At first, the J.C.A. did not plan where to bury the dead. For that reason, a cemetery was placed in one of the lowlands of the colony, donated by the Najenson family. In the center of the cemetery, there is a white monument which was erected on the 20th anniversary of the Warsaw Ghetto uprising in (1943 - 1963) and a metal plate commemorating “the six million brothers and sisters whose lives were sacrificed for the Jewish people and the land of Israel. 1938 – 1948”.
Villa Clara Museum of Regional History (former railroad station).
The museum opened in 1996 in the house of the first physician in town, Dr. Jorge Wolcomich. Two years later, it was moved to the former Railroad Station. There are five rooms: in each one, different subjects related to the Jewish colonization are exhibited, instruments belonging to professionals (e.g, physicians, dentists), cooking elements, sewing and laundry objects and devices used in the railroad, etc.

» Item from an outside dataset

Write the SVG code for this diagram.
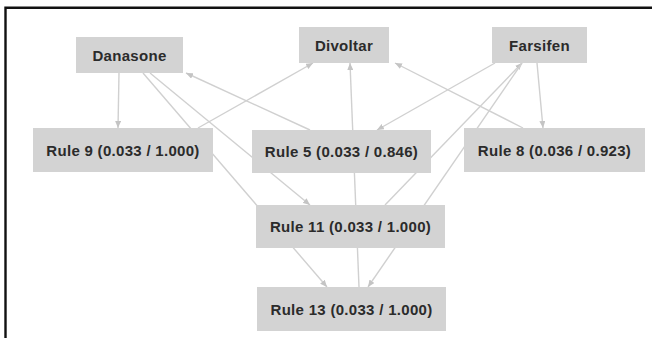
<svg xmlns="http://www.w3.org/2000/svg" width="652" height="338" viewBox="0 0 652 338">
<style>
.node rect{fill:#d3d3d3;stroke:none}
.node text{font-family:"Liberation Sans",Arial,sans-serif;font-weight:bold;font-size:15px;letter-spacing:0.3px;fill:#2b2b2b;text-anchor:middle}
.edge{stroke:#d0d0d0;stroke-width:1.4;fill:none;marker-end:url(#arr)}
.frame{stroke:#111;stroke-width:2.4;fill:none}
</style>
<defs>
<marker id="arr" markerWidth="7" markerHeight="6" refX="7" refY="3" orient="auto" markerUnits="userSpaceOnUse">
<path d="M0,0 L7,3 L0,6 Z" fill="#c4c4c4"/>
</marker>
</defs>
<rect width="652" height="338" fill="#fff"/>
<path class="frame" d="M5.5,338 V7.8 H652"/>
<g id="connectors">
<line class="edge" x1="119" y1="73" x2="118" y2="128"/>
<line class="edge" x1="198" y1="128" x2="313" y2="63"/>
<line class="edge" x1="150" y1="73" x2="310" y2="205"/>
<line class="edge" x1="143" y1="73" x2="327" y2="287"/>
<line class="edge" x1="310" y1="130" x2="186" y2="73"/>
<line class="edge" x1="359" y1="287" x2="350" y2="63"/>
<line class="edge" x1="523" y1="128" x2="395" y2="63"/>
<line class="edge" x1="495" y1="63" x2="377" y2="130"/>
<line class="edge" x1="537" y1="63" x2="543" y2="128"/>
<line class="edge" x1="385" y1="205" x2="522" y2="63"/>
<line class="edge" x1="522" y1="63" x2="368" y2="287"/>
</g>
<g id="danasone" class="node"><rect x="76" y="37" width="107" height="36"/><text x="129.5" y="60.5">Danasone</text></g>
<g id="divoltar" class="node"><rect x="299" y="27" width="90" height="36"/><text x="344" y="50.5">Divoltar</text></g>
<g id="farsifen" class="node"><rect x="492" y="27" width="95" height="36"/><text x="539.5" y="50.5">Farsifen</text></g>
<g id="rule9" class="node"><rect x="33" y="128" width="180" height="44"/><text x="123" y="155.5">Rule 9 (0.033 / 1.000)</text></g>
<g id="rule5" class="node"><rect x="252" y="130" width="179" height="43"/><text x="341.5" y="157">Rule 5 (0.033 / 0.846)</text></g>
<g id="rule8" class="node"><rect x="464" y="128" width="181" height="44"/><text x="554.5" y="155.5">Rule 8 (0.036 / 0.923)</text></g>
<g id="rule11" class="node"><rect x="256" y="205" width="189" height="43"/><text x="350.5" y="232">Rule 11 (0.033 / 1.000)</text></g>
<g id="rule13" class="node"><rect x="257" y="287" width="189" height="44"/><text x="351.5" y="314.5">Rule 13 (0.033 / 1.000)</text></g>
</svg>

An old neighbor of Villa Clara, Don Miguel Muchnik, thought of creating a museum and spent a long part of his life collecting objects from neighbors, together with his own, which were to be handed over to the municipality after he passed away. Other objects donated or lent by the majority of the population were included in the collection. They are all important pieces of daily life, representing feelings and memories of colonial times.
However, harvests depended on the weather and frequent locust attacks. Colonia Bélez was designated by the J.C.A. as a training camp. It was one of the locations where settlers were trained to use the plough and oxen, as well as other farming tasks. Only after the immigrants finished their training did they receive a piece of land to work on.
Beith Iacob Synagogue.
In the early times of the town, craftsmen and small store owners built a little synagogue, where the House of Talmudic Studies was also located. It later became the Hebrew School.
The present temple was built between 1911 and 1917. Its brick façade amazes the viewer combined with an entrance painted in light colors and bright walls inside. The Aron Hakodesh (an ark where the Torah scrolls are kept) is lit by faint and bright lighting on a small platform. Inside, there are three Torot (plural of Torah: Pentateuch) brought by the first Russian and Polish immigrants. The temple has two floors; the women were to be seated upstairs, as they were kept apart from the men during religious ceremonies. In the mid 80’s, this old custom was abandoned and, since then, both of them have attended ceremonies together.
The synagogue has been restored and is now perfectly preserved.